Obrigar a criança a ler? Não, vamos conversar sobre outra opção para torná-la leitora.
Dia desses, enquanto eu lia um livro com mais de 800 páginas, sentada em um banco do parque da cidade onde moro, um senhor sentou-se ao meu lado para conversar. Ele tinha os cabelos e bigodes brancos e usava um boné azul para proteger a cabeça do sol da tarde. Geralmente, eu prefiro ficar em silêncio quando saio sozinha, é meu momento de escape de todo o barulho excessivo que nos rodeia no dia a dia. Mas o senhor era simpático, então não me importei. O que tinha chamado sua atenção era o livro em minhas mãos. Carlos se apresentou enquanto me dava um sorridente bom dia e logo em seguida me perguntou o que eu estava estudando naquela tarde ensolarada. Respondi que não era nada de estudo, era um livro de ficção e eu estava apenas aproveitando as horas livres.
Carlos então se apressou em me pedir conselhos, já que sua neta adolescente não gostava de livros, lia resumos dos livros que a escola passava para as provas e eu poderia dar alguma dica para que ela alimentasse o hábito. Confesso que, a princípio, não soube o que responder. Tentei me lembrar de que maneira alguém havia me estimulado a começar a ler e escrever e logo pensei nos livros obrigatórios da escola. Lembrei de como li cada pedaço preocupada em qual seria o trecho mais importante para o professor, qual iria cair na prova e qual eu deveria memorizar. Não era prazeroso.
Li alguns dos livros escolares tempos mais tarde e percebi o quanto o sabor daquela mesma leitura havia mudado. Ler é um tempo de prazer, de interesse próprio, de gostos diversos e não de obrigação. Tentei puxar a imaginação um pouco mais para o passado e logo me lembrei da saga de Harry Potter e o quanto aqueles livros enormes (para crianças de 11 anos) eram imensamente prazerosos. Com o riso pronto por essa lembrança, logo perguntei ao senhor: “Ela já leu Harry Potter? Poderia dar a coleção de presente a ela, eu adorava!” Sem pestanejar, Carlos respondeu meio decepcionado: “Ah… não é meio bobo? Gostaria que ela se interessasse pelos grandes clássicos.” Acredito que exatamente neste ponto, na obrigação por livros sérios, clássicos, grandes, instrutivos ou cults, que as palavras perdem mais um leitor em potencial.
Toda leitura é válida. Um autor nos leva a outro, um livro pequeno ou infanto-juvenil pode nos despertar o interesse por conhecer outras histórias, outros escritores, outros caminhos e quem sabe, até algum superestimado grande clássico. Foi o que eu disse ao Carlos, ele pensou um pouco e logo mais nos despedimos. Talvez ele tenha se convencido da desobrigação da leitura, talvez não.
Há alguns meses, conheci a chamada mediação de livros.
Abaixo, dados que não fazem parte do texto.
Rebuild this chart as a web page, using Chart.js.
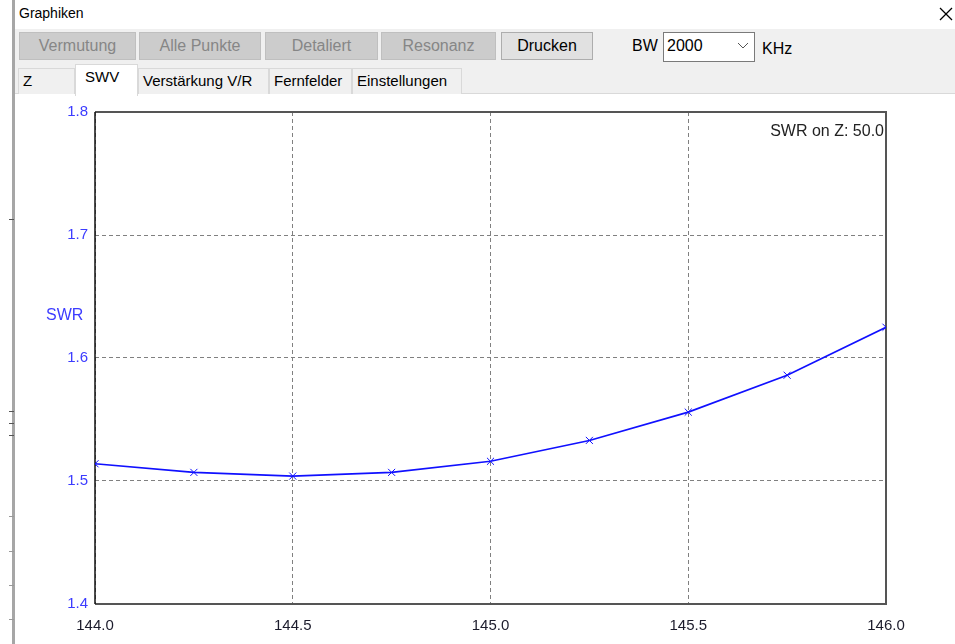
<!DOCTYPE html>
<html>
<head>
<meta charset="utf-8">
<script src="https://cdn.jsdelivr.net/npm/chart.js@4/dist/chart.umd.min.js"></script>
<style>
  html, body { margin: 0; padding: 0; }
  body { width: 955px; height: 644px; position: relative; overflow: hidden; background: #fff;
         font-family: "Liberation Sans", Arial, sans-serif; }
  .abs { position: absolute; }
  #sidebar { left: 12px; top: 0; width: 3px; height: 644px; background: #a6a6a6; }
  .mark { position: absolute; left: 9px; width: 5px; height: 1px; background: #555; }
  #title { left: 19px; top: 5px; font-size: 14px; color: #000; }
  #toolbar { left: 15px; top: 29px; width: 940px; height: 64px; background: #f0f0f0; }
  #panelLine { left: 15px; top: 93px; width: 940px; height: 1px; background: #d9d9d9; }
  .btn { position: absolute; top: 32px; height: 28px; box-sizing: border-box; border: 1px solid #bfbfbf;
         background: #cccccc; color: #868686; font-size: 16px; text-align: center; line-height: 26px; }
  .btn.on { background: #e1e1e1; border-color: #adadad; color: #000; }
  .lbl { position: absolute; font-size: 16px; color: #000; }
  #combo { left: 663px; top: 32px; width: 92px; height: 30px; box-sizing: border-box; border: 1px solid #7a7a7a;
           background: #fff; font-size: 16px; line-height: 26px; padding-left: 3px; }
  .tab { position: absolute; top: 68px; height: 26px; box-sizing: border-box; border: 1px solid #d9d9d9;
         border-bottom: none; background: #f0f0f0; font-size: 15px; line-height: 24px; color: #000; padding-left: 4px; }
  .tab.sel { top: 64px; height: 32px; background: #fff; border-color: #d9d9d9; line-height: 24px; z-index: 2; padding-left: 9px; }
  #chartBox { left: 0; top: 96px; width: 955px; height: 548px; }
</style>
</head>
<body>
<div id="sidebar" class="abs"></div>
<div class="mark" style="top:219px"></div>
<div class="mark" style="top:411px"></div>
<div class="mark" style="top:423px"></div>
<div class="mark" style="top:435px"></div>
<div class="mark" style="top:516px;background:#999"></div>
<div class="mark" style="top:551px;background:#999"></div>
<div class="mark" style="top:585px;background:#999"></div>
<div class="mark" style="top:619px;background:#999"></div>

<div id="title" class="abs">Graphiken</div>
<svg class="abs" style="left:938px;top:6px" width="16" height="16">
  <line x1="2" y1="2" x2="14" y2="14" stroke="#000" stroke-width="1.2"/>
  <line x1="14" y1="2" x2="2" y2="14" stroke="#000" stroke-width="1.2"/>
</svg>

<div id="toolbar" class="abs"></div>
<div id="panelLine" class="abs"></div>

<div class="btn" style="left:19px;width:117px">Vermutung</div>
<div class="btn" style="left:139px;width:122px">Alle Punkte</div>
<div class="btn" style="left:265px;width:113px">Detaliert</div>
<div class="btn" style="left:381px;width:115px">Resonanz</div>
<div class="btn on" style="left:501px;width:92px">Drucken</div>

<div class="lbl" style="left:632px;top:37px">BW</div>
<div id="combo" class="abs">2000</div>
<svg class="abs" style="left:737px;top:42px" width="12" height="8">
  <polyline points="1,1 6,6 11,1" fill="none" stroke="#555" stroke-width="1"/>
</svg>
<div class="lbl" style="left:762px;top:40px">KHz</div>

<div class="tab" style="left:18px;width:57px">Z</div>
<div class="tab sel" style="left:75px;width:63px">SWV</div>
<div class="tab" style="left:138px;width:131px">Verstärkung V/R</div>
<div class="tab" style="left:269px;width:83px">Fernfelder</div>
<div class="tab" style="left:352px;width:110px">Einstellungen</div>

<div id="chartBox" class="abs"><canvas id="c" width="955" height="548"></canvas></div>

<script>
// Frequency sweep (MHz) and the standing wave ratio computed at each step
const freqs = [144.0, 144.25, 144.5, 144.75, 145.0, 145.25, 145.5, 145.75, 146.0];
const swr   = [1.514, 1.507, 1.504, 1.507, 1.516, 1.533, 1.556, 1.586, 1.625];

// Axis ranges and tick spacing
const xRange = [144.0, 146.0];
const xStep  = 0.5;
const yRange = [1.4, 1.8];
const yStep  = 0.1;

const yTitle   = 'SWR';
const refLabel = 'SWR on Z: 50.0';

const FONT = '"Liberation Sans", Arial, sans-serif';
const BLUE = '#3c3cff';

// Plot frame and free-standing captions
const framePlugin = {
  id: 'frame',
  beforeDatasetsDraw(chart) {
    const { ctx, chartArea: a } = chart;
    ctx.save();
    ctx.strokeStyle = '#555';
    ctx.lineWidth = 2;
    ctx.beginPath();
    ctx.moveTo(a.left, a.top);
    ctx.lineTo(a.right, a.top);
    ctx.lineTo(a.right, a.bottom);
    ctx.lineTo(a.left, a.bottom);
    ctx.stroke();
    ctx.strokeStyle = '#111';
    ctx.lineWidth = 1.5;
    ctx.beginPath();
    ctx.moveTo(a.left, a.top);
    ctx.lineTo(a.left, a.bottom);
    ctx.stroke();
    ctx.restore();
  },
  afterDraw(chart) {
    const { ctx, chartArea: a } = chart;
    ctx.save();
    ctx.font = '16px ' + FONT;
    ctx.textBaseline = 'middle';
    ctx.fillStyle = '#222';
    ctx.textAlign = 'right';
    ctx.fillText(refLabel, a.right - 2, a.top + 20);
    ctx.fillStyle = BLUE;
    ctx.textAlign = 'left';
    ctx.fillText(yTitle, 46, 220);
    ctx.restore();
  }
};

new Chart(document.getElementById('c'), {
  type: 'line',
  data: {
    datasets: [{
      data: freqs.map((f, i) => ({ x: f, y: swr[i] })),
      borderColor: '#1010ff',
      borderWidth: 1.6,
      pointStyle: 'crossRot',
      pointRadius: 5,
      pointBorderWidth: 1,
      pointBorderColor: '#1010ff',
      tension: 0,
      fill: false
    }]
  },
  options: {
    responsive: false,
    animation: false,
    devicePixelRatio: 1,
    layout: { padding: { top: 14, right: 69, left: 0, bottom: 0 } },
    plugins: { legend: { display: false }, tooltip: { enabled: false } },
    scales: {
      x: {
        type: 'linear',
        min: xRange[0], max: xRange[1],
        afterFit(s) { s.height = 40; },
        ticks: {
          stepSize: xStep,
          callback: v => Number(v).toFixed(1),
          font: { size: 15, family: FONT },
          color: '#1c1c2c',
          padding: 13,
          maxRotation: 0
        },
        grid: { color: '#808080', lineWidth: 1, drawTicks: false },
        border: { display: false, dash: [4, 3] }
      },
      y: {
        min: yRange[0], max: yRange[1],
        afterFit(s) { s.width = 95; },
        ticks: {
          stepSize: yStep,
          callback: v => Number(v).toFixed(1),
          font: { size: 15, family: FONT },
          color: BLUE,
          padding: 7
        },
        grid: { color: '#808080', lineWidth: 1, drawTicks: false },
        border: { display: false, dash: [4, 3] }
      }
    }
  },
  plugins: [framePlugin]
});
</script>
</body>
</html>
Participo de um projeto em que uma das atividades é justamente tentar estimular o gosto prazeroso pela leitura ainda na infância. Nessa idade, as imagens ajudam bastante e há livros infantis e infanto-juvenis com histórias e ilustrações lindíssimas. O foco é justamente contar essas histórias com a ajuda das imagens e palavras, deixando o livro (como objeto em sim) mais próximo das crianças. As que ainda não sabem ler, podem escutar a história e em seguida, tentam nos contar o que acontece com personagens de outros livros através das figuras. Aquelas que já sabem ler são estimuladas a ouvirem as histórias e escolherem, em seguida, algum livro que queiram contar às outras crianças. Dessa maneira, a leitura torna-se um momento tranquilo, em grupo, de conversa e troca de experiências. Para as crianças, o livro pode sim ser um brinquedo. É importante que ela possa se sentir à vontade para manusear, pegar, virar páginas e descobrir.
Essa mediação (tranquila, que respeita o interesse e o momento de cada criança) pode ser feita por pais, outros parentes, professores, amigos. Estimulando o interesse pela busca, pela troca de experiências e pelo prazer sem obrigação é possível que cada criança faça do livro parte do seu próprio cotidiano, tornando-se um adolescente e adulto que lê, assim como realiza outras atividades. Sem extremismos. A leitura não precisa ser distante, classicista ou elitista e não precisamos reduzir todos os leitores a uma busca incessante apenas pelos grandes clássicos. Cada um pode descobrir o seu próprio caminho e se encontrar nas palavras de um determinado autor. Talvez, o melhor caminho para estimular a leitura, seja justamente, não desestimulá-la.